Residential care placements for older people outside Swindon are almost twice as expensive as those within the borough.

Swindon Borough Council pays an average of £1,145 per week for placements for people over 65 outside Swindon compared to £627 for those who live in the town. But because there are many more elderly people needing residential care living in Swindon than placed outside, much more is actually spent by the council inside the borough – £166,113 per week compared to £52,676.

The council’s adults’ health care and housing overview committee was told the authority was reducing the numbers of people being placed in residential care.

Corporate director of adult social services Sue Wald said: “We are looking more at supported housing so people can continue living as independently as possible, with the support they need.”

Residential care admissions in the borough have reduced to 409 people per 100,000 compared to the England average of 579 and the south west average of 513 per 100,000 people.

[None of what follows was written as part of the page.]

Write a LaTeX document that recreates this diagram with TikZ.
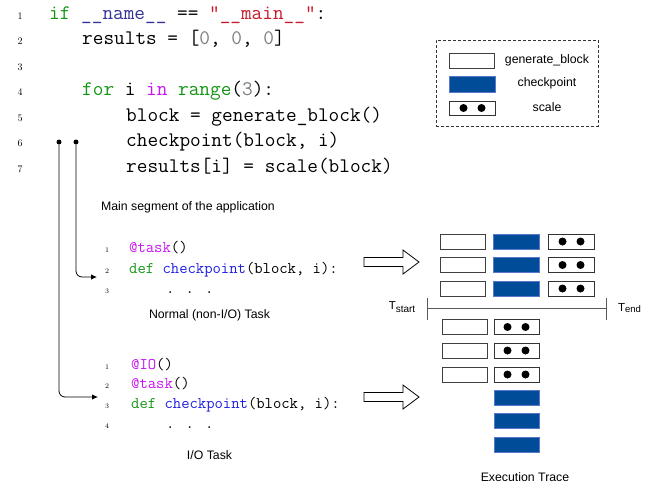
\documentclass[tikz,border=0pt]{standalone}
\usepackage{fontspec}
\newfontfamily\sansf{Liberation Sans}
\usetikzlibrary{arrows.meta}
\definecolor{cgreen}{RGB}{20,150,20}
\definecolor{cnavy}{RGB}{50,50,150}
\definecolor{cred}{RGB}{200,25,45}
\definecolor{cgray}{RGB}{125,125,125}
\definecolor{cmag}{RGB}{200,20,240}
\definecolor{cblue}{RGB}{30,30,225}
\definecolor{ckfill}{RGB}{0,76,153}
\definecolor{ckedge}{RGB}{90,120,200}
\begin{document}
\begin{tikzpicture}[x=1pt,y=-1pt,
  code/.style={anchor=base west,inner sep=0,font=\fontsize{20.7}{24}\selectfont\ttfamily},
  num/.style={anchor=base,inner sep=0,font=\fontsize{10}{11}\selectfont},
  codeb/.style={anchor=base west,inner sep=0,font=\fontsize{16.2}{19}\selectfont\ttfamily},
  numb/.style={anchor=base,inner sep=0,font=\fontsize{7}{8}\selectfont},
  lbl/.style={inner sep=0,font=\sansf\fontsize{12.3}{14}\selectfont},
  genbox/.style={draw=black!75,fill=white,line width=0.8pt,inner sep=0,minimum width=45,minimum height=15},
  ckbox/.style={draw=ckedge,fill=ckfill,line width=0.6pt,inner sep=0,minimum width=46,minimum height=15},
  sclbox/.style={draw=black!80,fill=white,line width=0.8pt,inner sep=0,minimum width=46,minimum height=15,
     path picture={\fill[black] ([xshift=-9pt]path picture bounding box.center) circle[radius=4pt];
                   \fill[black] ([xshift=9pt]path picture bounding box.center) circle[radius=4pt];}},
  dot/.style={circle,fill=black,inner sep=0,minimum size=5},
  conn/.style={line width=0.8pt,rounded corners=6,-{Latex[length=6pt,width=5.5pt]}},
  bigarrow/.style={draw=black,line width=0.8pt,fill=white},
  tl/.style={draw=black!65,line width=1pt}
]
\useasboundingbox (0,0) rectangle (649,483);

% ---------- top code ----------
\node[num] (n1) at (20,19) {1};
\node[num] (n2) at (20,44.5) {2};
\node[num] (n3) at (20,70) {3};
\node[num] (n4) at (20,95.5) {4};
\node[num] (n5) at (20,121) {5};
\node[num] (n6) at (20,146.5) {6};
\node[num] (n7) at (20,172) {7};
\node[code] (c1) at (49,19) {\textcolor{cgreen}{if} \textcolor{cnavy}{\_\_name\_\_} == \textcolor{cred}{"\_\_main\_\_"}:};
\node[code] (c2) at (82,44.5) {results = [\textcolor{cgray}{0}, \textcolor{cgray}{0}, \textcolor{cgray}{0}]};
\node[code] (c4) at (82,95.5) {\textcolor{cgreen}{for} i \textcolor{cmag}{in} \textcolor{cgreen}{range}(\textcolor{cgray}{3}):};
\node[code] (c5) at (126,121) {block = generate\_block()};
\node[code] (c6) at (126,146.5) {checkpoint(block, i)};
\node[code] (c7) at (126,172) {results[i] = scale(block)};

% ---------- connectors ----------
\node[dot] (d1) at (59,142) {};
\node[dot] (d2) at (76,142) {};
\coordinate (t1) at (98,397);
\coordinate (t2) at (97,277);
\draw[conn] (d1) |- (t1);
\draw[conn] (d2) |- (t2);

\node[lbl] (mainlbl) at (188,207) {Main segment of the application};

% ---------- normal task ----------
\node[numb] (a1) at (107,252) {1};
\node[numb] (a2) at (107,273) {2};
\node[numb] (a3) at (107,293) {3};
\node[codeb] (ac1) at (129,252) {\textcolor{cmag}{@task}()};
\node[codeb] (ac2) at (129,273) {\textcolor{cgreen}{def} \textcolor{cblue}{checkpoint}(block, i):};
\node[codeb] (ac3) at (166,293) {. . .};
\node[lbl] (normlbl) at (209.5,315) {Normal (non-I/O) Task};

% ---------- IO task ----------
\node[numb] (b1) at (107,369) {1};
\node[numb] (b2) at (107,388) {2};
\node[numb] (b3) at (107,408) {3};
\node[numb] (b4) at (107,428) {4};
\node[codeb] (bc1) at (131,369) {\textcolor{cmag}{@IO}()};
\node[codeb] (bc2) at (131,388) {\textcolor{cmag}{@task}()};
\node[codeb] (bc3) at (131,408) {\textcolor{cgreen}{def} \textcolor{cblue}{checkpoint}(block, i):};
\node[codeb] (bc4) at (166,428) {. . .};
\node[lbl] (iolbl) at (209.5,455) {I/O Task};

% ---------- hollow arrows ----------
\draw[bigarrow] (364,257.5) -- (403,257.5) -- (403,250) -- (419,262) -- (403,274) -- (403,266.5) -- (364,266.5) -- cycle;
\draw[bigarrow] (364,392.5) -- (403,392.5) -- (403,385) -- (419,397) -- (403,409) -- (403,401.5) -- (364,401.5) -- cycle;

% ---------- execution trace ----------
\node[genbox] (g1) at (462.5,241.5) {};
\node[ckbox]  (k1) at (516.5,241.5) {};
\node[sclbox] (s1) at (571.5,241.5) {};
\node[genbox] (g2) at (462.5,265) {};
\node[ckbox]  (k2) at (516.5,265) {};
\node[sclbox] (s2) at (571.5,265) {};
\node[genbox] (g3) at (462.5,288.5) {};
\node[ckbox]  (k3) at (516.5,288.5) {};
\node[sclbox] (s3) at (571.5,288.5) {};

\coordinate (ts) at (427,308);
\coordinate (te) at (606,308);
\draw[tl] (ts) -- (te);
\draw[tl] (427,298) -- (427,320);
\draw[tl] (606,298) -- (606,320);
\node[inner sep=0,font=\sansf\fontsize{11.5}{13}\selectfont] (tstart) at (402,307) {T\raisebox{-3pt}{\fontsize{10}{12}\selectfont start}};
\node[inner sep=0,font=\sansf\fontsize{11.5}{13}\selectfont] (tend) at (629.5,308) {T\raisebox{-1pt}{\fontsize{9.5}{11}\selectfont end}};

\node[genbox] (g4) at (464.5,327) {};
\node[sclbox,minimum width=45] (s4) at (516.5,327) {};
\node[genbox] (g5) at (464.5,350.5) {};
\node[sclbox,minimum width=45] (s5) at (516.5,350.5) {};
\node[genbox] (g6) at (464.5,374.5) {};
\node[sclbox,minimum width=45] (s6) at (516.5,374.5) {};
\node[ckbox,minimum width=45] (k4) at (516.5,397.5) {};
\node[ckbox,minimum width=45] (k5) at (516.5,420.5) {};
\node[ckbox,minimum width=45] (k6) at (516.5,444.5) {};
\node[lbl] (trlbl) at (525,477) {Execution Trace};

% ---------- legend ----------
\node[draw=black!80,densely dashed,line width=0.6pt,minimum width=162,minimum height=86,inner sep=0] (legend) at (517,83) {};
\node[genbox] (lg) at (471.5,60.5) {};
\node[ckbox,minimum height=16] (lk) at (472,84) {};
\node[sclbox,minimum height=14] (ls) at (472.5,108) {};
\node[lbl] (lgt) at (547,60) {generate\_block};
\node[lbl] (lkt) at (547,83) {checkpoint};
\node[lbl] (lst) at (547,107) {scale};
\end{tikzpicture}
\end{document}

Ms Wald said it wasn’t always possible to bring people back from more expensive places outside the town.

She said: “If someone has been in residential care for several years then that is their home, and they want to stay and we wouldn’t move someone if they wanted to stay.”

The costs of placement for older people are dwarfed by the money spent on people under 65 who need residential care because they have a learning difficulty.

The council spends £245 per week on residential placements for 137 people – a total of £12.8m a year.

Of that number 59 people live in Swindon, with 78 outside the borough – 27 of those are placed in Wiltshire and 51 are further afield

Ms Wald was asked by Labour councillor Bob Wright what ‘further afield’ meant and said most placements outside Wiltshire were in Gloucestershire and Somerset.

Coun Wright responded saying he was concerned because a map of placements he’d seen showed, adding: “they’re scattered all over, including some as far as Manchester.”

Ms Wald said of the 78 placements outside the borough, 69 had been there for more than seven years and of those, 64 had been there for more than nine.

The borough council also pays for residential places for another 42 adults under 65 who have physical disabilities or mental health problems but not learning difficulties.

Social care for adults takes up nearly half of the total budget of the authority, last year it spent £68.5 million on care out of £142.5m

With social work and care for children and young people costing £39m the two main statutory responsibilities of the council cost £107.5m, three-quarters of its budget.